Наблюдающий ветер, или Жизнь художника Абеля - страница 6
Однако если в чем я и уверена, так это в том, что именно эти иллюзии имеют решающее значение в выборе жизненного пути. В своих философских исканиях, странных метаниях между свободой и необходимостью я снова обрела то, что казалось мне потерянным раз и навсегда: дедушку и его мир.
Не думаю, что моя неприкаянность уникальна, – вероятно, это удел целого поколения, во всяком случае, многих его представителей. Но так или иначе, детские воспоминания остаются самым надежным островком в моей душе. Мне достаточно открыть дверь, чтобы навстречу хлынули краски и запахи, чтобы меня снова окружили близкие люди с их обидами, радостями и печалями. Мне трудно привязать все это к нынешней жизни и обществу, которое меня окружает. Кому-то это покажется необычным, но ко всему типическому я отношусь с подозрением. Я просто в него не верю.
Тем не менее сегодня утром, устраиваясь на палубе катера и окидывая взглядом окрестные заливы и мысы, я поймала себя на том, что мои поиски – не более чем попытка усмотреть в своих ощущениях нечто типическое. Как иначе назвать это навязчивое желание вписаться в круг соотечественников, построивших в северном уголке Европы почти идеально организованное общество с четким стремлением к централизму, порядку и тотальному контролю?
Что, собственно, связывает нас с остальной Европой – более грязной, менее упорядоченной и, возможно, менее свободной – и со всем остальным миром?
Об этом я думала утром, оглядывая собравшуюся на катере компанию. Сегодня среда, поэтому пассажиров было немного. Прямо передо мной, уткнув глаза в книгу, сидела юная девушка, без сомнения, шведка, с мягкими губами и меланхоличным взглядом. Чуть поодаль мужчина средних лет занимался какими-то деловыми бумагами. Вероятно, сразу по окончании прогулки он отнесет их в офис в своем аккуратном «дипломате». Слева от него расположилась белокурая молодая пара, оба лет тридцати с небольшим. Он читал «Дагенс нюхетер»[5], которую купил в Вакехольме. Она доставала из пакета бутерброды для двоих маленьких детей, которые, демонстрируя хорошее воспитание, со спокойным любопытством смотрели на воду.
Все присутствующие как будто целиком и полностью вписались в жизнь, каждый двигался к намеченной цели, и сегодняшний день никому из них не сулил неожиданностей. Это внушало одновременно покой и ужас. Это казалось невозможным.
Однако все мы были свободные люди. Мы предъявили билеты или другие проездные документы и отчалили, окутанные легким белым туманом, ровно в девять часов утра, когда наше время никем не контролировалось и принадлежало только нам.

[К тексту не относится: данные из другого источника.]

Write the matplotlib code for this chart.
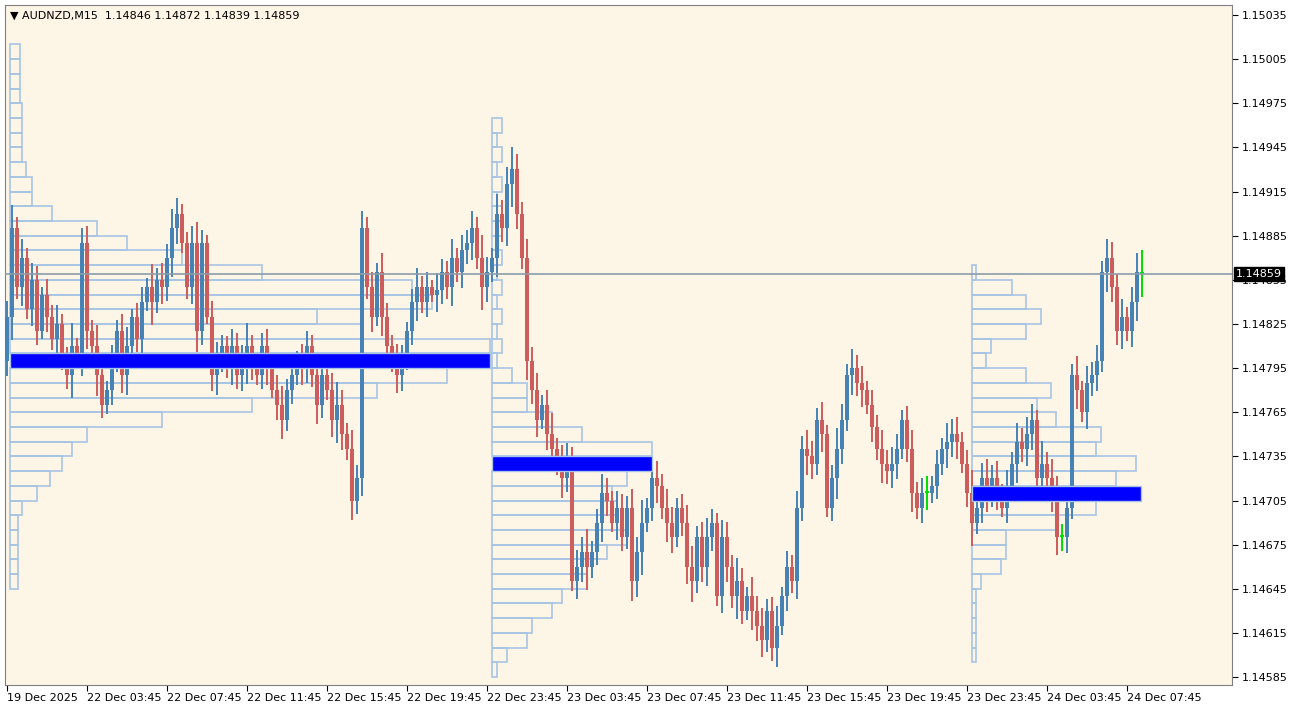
import matplotlib
matplotlib.use("Agg")
from matplotlib import pyplot as plt
import numpy as np

symbol = "AUDNZD,M15"
ohlc_text = "1.14846 1.14872 1.14839 1.14859"
last_price = 1.14859

# closes of the 228 M15 bars (open = previous close)
closes = [
    1.14830, 1.14890, 1.14850, 1.14870, 1.14835, 1.14855, 1.14820, 1.14845, 1.14830, 1.14815,
    1.14825, 1.14800, 1.14790, 1.14810, 1.14800, 1.14880, 1.14820, 1.14810, 1.14790, 1.14770,
    1.14780, 1.14800, 1.14820, 1.14790, 1.14810, 1.14830, 1.14815, 1.14840, 1.14850, 1.14840,
    1.14855, 1.14850, 1.14870, 1.14890, 1.14900, 1.14880, 1.14850, 1.14880, 1.14820, 1.14880,
    1.14830, 1.14790, 1.14800, 1.14810, 1.14795, 1.14810, 1.14790, 1.14800, 1.14810, 1.14795,
    1.14790, 1.14810, 1.14795, 1.14780, 1.14770, 1.14760, 1.14780, 1.14790, 1.14800, 1.14795,
    1.14810, 1.14790, 1.14770, 1.14790, 1.14780, 1.14760, 1.14770, 1.14750, 1.14740, 1.14705,
    1.14720, 1.14890, 1.14850, 1.14830, 1.14860, 1.14830, 1.14810, 1.14800, 1.14790, 1.14800,
    1.14820, 1.14840, 1.14850, 1.14840, 1.14850, 1.14845, 1.14848, 1.14860, 1.14850, 1.14870,
    1.14860, 1.14875, 1.14880, 1.14890, 1.14870, 1.14850, 1.14860, 1.14870, 1.14900, 1.14890,
    1.14920, 1.14930, 1.14900, 1.14870, 1.14800, 1.14780, 1.14760, 1.14770, 1.14750, 1.14740,
    1.14730, 1.14720, 1.14735, 1.14650, 1.14660, 1.14670, 1.14660, 1.14670, 1.14690, 1.14710,
    1.14705, 1.14690, 1.14700, 1.14680, 1.14700, 1.14650, 1.14670, 1.14690, 1.14700, 1.14720,
    1.14715, 1.14700, 1.14690, 1.14680, 1.14700, 1.14690, 1.14660, 1.14650, 1.14680, 1.14660,
    1.14680, 1.14690, 1.14640, 1.14680, 1.14660, 1.14640, 1.14650, 1.14630, 1.14640, 1.14630,
    1.14620, 1.14610, 1.14630, 1.14605, 1.14620, 1.14640, 1.14660, 1.14650, 1.14700, 1.14740,
    1.14735, 1.14730, 1.14760, 1.14750, 1.14700, 1.14720, 1.14740, 1.14760, 1.14790, 1.14795,
    1.14785, 1.14780, 1.14770, 1.14755, 1.14740, 1.14730, 1.14725, 1.14730, 1.14740, 1.14760,
    1.14740, 1.14710, 1.14700, 1.14710, 1.14710, 1.14715, 1.14730, 1.14740, 1.14745, 1.14750,
    1.14745, 1.14730, 1.14710, 1.14690, 1.14700, 1.14720, 1.14710, 1.14720, 1.14710, 1.14700,
    1.14715, 1.14730, 1.14745, 1.14740, 1.14750, 1.14760, 1.14720, 1.14730, 1.14720, 1.14710,
    1.14680, 1.14680, 1.14700, 1.14790, 1.14780, 1.14765, 1.14785, 1.14790, 1.14800, 1.14860,
    1.14870, 1.14850, 1.14820, 1.14830, 1.14820, 1.14840, 1.14860, 1.14859,
]
first_open = 1.14800

# wick length in points (1 point = 0.00001), per bar
wick_pts = [
    8, 12, 6, 10, 5, 9, 7, 4, 8, 6, 10, 5, 7, 12, 4, 8, 9, 6, 11, 7,
    5, 8, 6, 9, 10, 4, 7, 8, 5, 12, 6, 9, 7, 10, 8, 5, 6, 9, 11, 7,
    4, 8, 10, 6, 5, 9, 7, 8, 12, 6, 5, 7, 9, 4, 8, 10, 6, 7, 5, 9,
    8, 6, 10, 7, 5, 9, 12, 8, 6, 10, 7, 9, 6, 8, 5, 10, 7, 6, 9, 8,
    5, 7, 10, 6, 8, 4, 9, 7, 6, 10, 5, 8, 7, 9, 6, 12, 8, 5, 10, 7,
    9, 12, 8, 6, 10, 7, 9, 5, 8, 11, 6, 10, 7, 5, 9, 8, 12, 6, 7, 10,
    8, 5, 9, 7, 6, 10, 8, 12, 5, 7, 9, 6, 10, 8, 5, 7, 9, 11, 6, 8,
    10, 7, 5, 9, 8, 6, 12, 7, 5, 10, 8, 9, 6, 7, 10, 5, 8, 6, 9, 7,
    10, 8, 6, 9, 5, 7, 11, 8, 6, 10, 7, 9, 5, 8, 6, 10, 7, 9, 8, 5,
    7, 10, 6, 8, 9, 5, 7, 6, 10, 8, 9, 5, 7, 12, 6, 8, 10, 7, 9, 5,
    8, 6, 10, 7, 9, 8, 5, 12, 6, 10, 9, 7, 8, 6, 10, 5, 9, 7, 8, 6,
    10, 8, 7, 9, 5, 8, 10, 12,
]

# volume profiles: start bar, price bins (top down), widths in bar units, POC price
p1_start = 0.6
p1_prices = [round(1.1501 - 0.0001 * k, 4) for k in range(37)]
p1_widths = [2, 2, 2, 2, 2.4, 2.4, 2.4, 2.4, 3.2, 4.4, 4.4, 8.4, 17.4, 23.4, 34.4,
             50.4, 80.4, 84.4, 61.4, 70.4, 96, 96, 87.4, 73.4, 48.4, 30.4, 15.4,
             12.4, 10.4, 8, 5.4, 2.4, 1.6, 1.6, 1.6, 1.6, 1.6]
p1_poc = 1.1480

p2_start = 97
p2_prices = [round(1.1496 - 0.0001 * k, 4) for k in range(38)]
p2_widths = [2, 1, 2, 1, 2, 1, 2, 2, 1, 2, 1, 2, 1, 2, 1, 2, 1,
             4, 7, 7, 12, 18, 32, 32, 27, 24, 25, 25, 27, 23, 19, 19, 14, 12, 8, 7, 3, 1]
p2_poc = 1.1473

p3_start = 193
p3_prices = [round(1.1486 - 0.0001 * k, 4) for k in range(27)]
p3_widths = [0.8, 8, 10.8, 13.8, 10.8, 3.8, 2.8, 10.8, 15.8, 13, 16.8, 25.8, 24.8,
             32.8, 28.8, 33.8, 24.8, 16.8, 6.8, 6.8, 5.8, 1.8, 0.8, 0.8, 0.8, 0.8, 0.8]
p3_poc = 1.1471

tick_bars = [0, 16, 32, 48, 64, 80, 96, 112, 128, 144, 160, 176, 192, 208, 224]
tick_labels = ["19 Dec 2025", "22 Dec 03:45", "22 Dec 07:45", "22 Dec 11:45",
               "22 Dec 15:45", "22 Dec 19:45", "22 Dec 23:45", "23 Dec 03:45",
               "23 Dec 07:45", "23 Dec 11:45", "23 Dec 15:45", "23 Dec 19:45",
               "23 Dec 23:45", "24 Dec 03:45", "24 Dec 07:45"]

bg = "#FDF5E6"
bull = "#4682B4"
bear = "#CD5C5C"
prof_edge = "#A7C4E4"

fig = plt.figure(figsize=(12.94, 7.13), dpi=100, facecolor="white")
ax = fig.add_axes([5 / 1294, 28 / 713, 1227 / 1294, 680 / 713])
ax.set_facecolor(bg)

# profiles
for start, prices, widths, poc in [(p1_start, p1_prices, p1_widths, p1_poc),
                                   (p2_start, p2_prices, p2_widths, p2_poc),
                                   (p3_start, p3_prices, p3_widths, p3_poc)]:
    for p, w in zip(prices, widths):
        if abs(p - poc) < 1e-6:
            ax.barh(p, w, height=0.0001, left=start, color="#0000FF",
                    edgecolor=prof_edge, linewidth=1, zorder=4)
        else:
            ax.barh(p, w, height=0.0001, left=start, facecolor="none",
                    edgecolor=prof_edge, linewidth=1.2, zorder=2)

# candles
opens = [first_open] + closes[:-1]
x = np.arange(len(closes))
for i in x:
    o, c = opens[i], closes[i]
    w = wick_pts[i] * 0.000013
    hi, lo = max(o, c) + w, min(o, c) - w
    if abs(c - o) < 0.00002:
        col = "#00DD00"
    else:
        col = bull if c > o else bear
    ax.vlines(i, lo, hi, color=col, linewidth=1.4, zorder=3)
    ax.bar(i, max(abs(c - o), 0.000015), bottom=min(o, c), width=0.8,
           color=col, zorder=3)

ax.axhline(last_price, color="#8C9BAA", linewidth=1.2, zorder=5)

ax.set_xlim(-0.4, 245)
ax.set_ylim(1.145796, 1.150418)

ax.yaxis.tick_right()
yt = [1.14585 + 0.0003 * k for k in range(16)]
ax.set_yticks(yt)
ax.set_yticklabels([f"{v:.5f}" for v in yt], fontsize=8)
ax.set_xticks(tick_bars)
ax.set_xticklabels(tick_labels, fontsize=8, ha="left")
ax.tick_params(axis="x", length=4, pad=2)
ax.tick_params(axis="y", length=4, pad=3)
for s in ax.spines.values():
    s.set_color("#808080")

ax.text(1.003, (last_price - 1.145796) / (1.150418 - 1.145796), f"{last_price:.5f}",
        transform=ax.transAxes, fontsize=8, color="white", va="center", ha="left",
        bbox=dict(facecolor="black", edgecolor="black", pad=1.5), zorder=6, clip_on=False)

ax.text(0.004, 0.984, "\u25BC " + symbol + "  " + ohlc_text, transform=ax.transAxes,
        fontsize=8, va="center", ha="left")

fig.savefig("out.png", dpi=100, facecolor="white")
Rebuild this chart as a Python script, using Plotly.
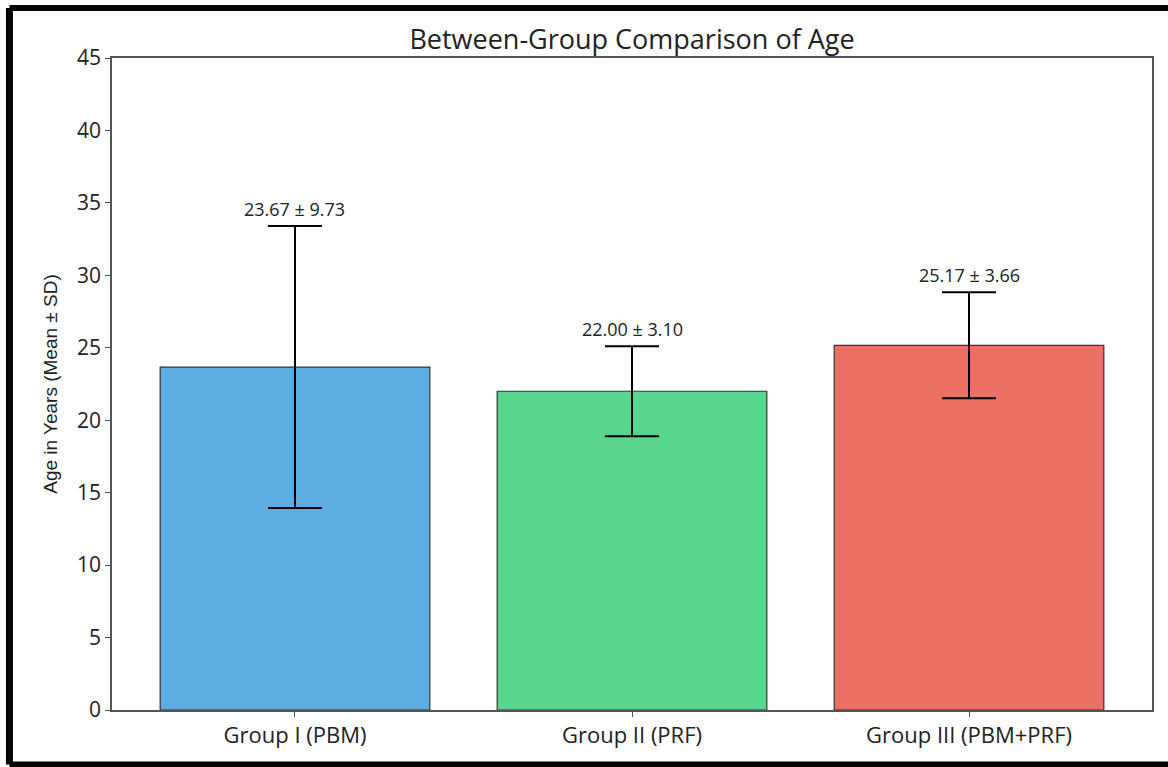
import plotly.graph_objects as go

groups = ["Group I (PBM)", "Group II (PRF)", "Group III (PBM+PRF)"]
means = [23.67, 22.00, 25.17]
sds = [9.73, 3.10, 3.66]
colors = ["#5DADE2", "#58D68D", "#EC7063"]
labels = [f"{m:.2f} ± {s:.2f}" for m, s in zip(means, sds)]

FONT = "Open Sans, sans-serif"
YFONT = "Liberation Sans, Arial, sans-serif"

fig = go.Figure()
fig.add_trace(go.Bar(
    x=list(range(len(groups))), y=means,
    width=0.8,
    marker=dict(color=colors, line=dict(color="#333333", width=1.2)),
    error_y=dict(type="data", array=sds, visible=True, color="black", thickness=2, width=27),
    showlegend=False,
))

for i, (m, s, lab) in enumerate(zip(means, sds, labels)):
    fig.add_annotation(x=i, y=m + s, text=lab, showarrow=False, yanchor="bottom", yshift=3,
                       font=dict(family=FONT, size=18, color="#222222"))

fig.update_layout(
    width=1168, height=767,
    margin=dict(l=112, r=16, t=58, b=57),
    paper_bgcolor="white", plot_bgcolor="white",
    title=dict(text="Between-Group Comparison of Age", x=(112 + 1152) / 2 / 1168, xanchor="center",
               y=1 - 40 / 767, yanchor="middle", font=dict(family=FONT, size=27, color="#222222")),
    font=dict(family=FONT, color="#222222"),
)
fig.update_xaxes(
    tickmode="array", tickvals=list(range(len(groups))), ticktext=groups,
    range=[-0.543, 2.543], showline=True, linecolor="#555555", linewidth=1.5, mirror=True,
    ticks="outside", ticklen=5, tickcolor="#555555", tickfont=dict(size=22, family=FONT), showgrid=False,
)
fig.update_yaxes(
    range=[0, 45], dtick=5, showline=True, linecolor="#555555", linewidth=1.5, mirror=True,
    ticks="outside", ticklen=5, tickcolor="#555555", tickfont=dict(size=21, family=FONT), showgrid=False,
    zeroline=False,
    title=dict(text="Age in Years (Mean ± SD)", font=dict(size=19, family=YFONT), standoff=14),
)

# outer black frame of the picture
fig.add_shape(type="line", xref="paper", yref="paper", x0=-0.0986, x1=-0.0986, y0=-0.0836, y1=1.0767,
              line=dict(color="black", width=7))
fig.add_shape(type="line", xref="paper", yref="paper", x0=-0.0986, x1=1.03, y0=1.0767, y1=1.0767,
              line=dict(color="black", width=6))
fig.add_shape(type="line", xref="paper", yref="paper", x0=-0.0986, x1=1.03, y0=-0.0836, y1=-0.0836,
              line=dict(color="black", width=6))

fig.write_html("out.html", config={"displayModeBar": False},
               post_script="document.body.style.margin='0';document.body.style.overflow='hidden';")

Был ли это момент свободы?
И что стало с нашей свободой после того, как мы сошли на берег в Стокгольме?
У дедушки были самые большие руки, какие я когда-либо видела в своей жизни. Жилистые и сильные, они не изменяли ему до глубокой старости. А умер дедушка за неделю до своего девяностолетия.
Эльхольмсвик к тому времени уже продали. Дедушка с бабушкой жили в небольшой двухкомнатной квартире в Йэрдете[6]. Дед лежал в Каролинской больнице. Гангрена. Ему грозила ампутация ноги. Рядом с ним были бабушка и дочь Си, моя мама.
Никто не мог представить себе дедушку одноногим. Си с бабушкой и умоляли, и требовали, однако вердикт врачей был окончательным: нога или жизнь. Дедушку Абеля так и не удалось склонить к обмену, потому он умер.
Это была красивая смерть, Си часто ее вспоминала. Время от времени дедушка терял сознание, но когда оно возвращалось к нему, рассуждал здраво. Крепкие пальцы беспокойно мяли край простыни, и тогда Си взяла его за руку.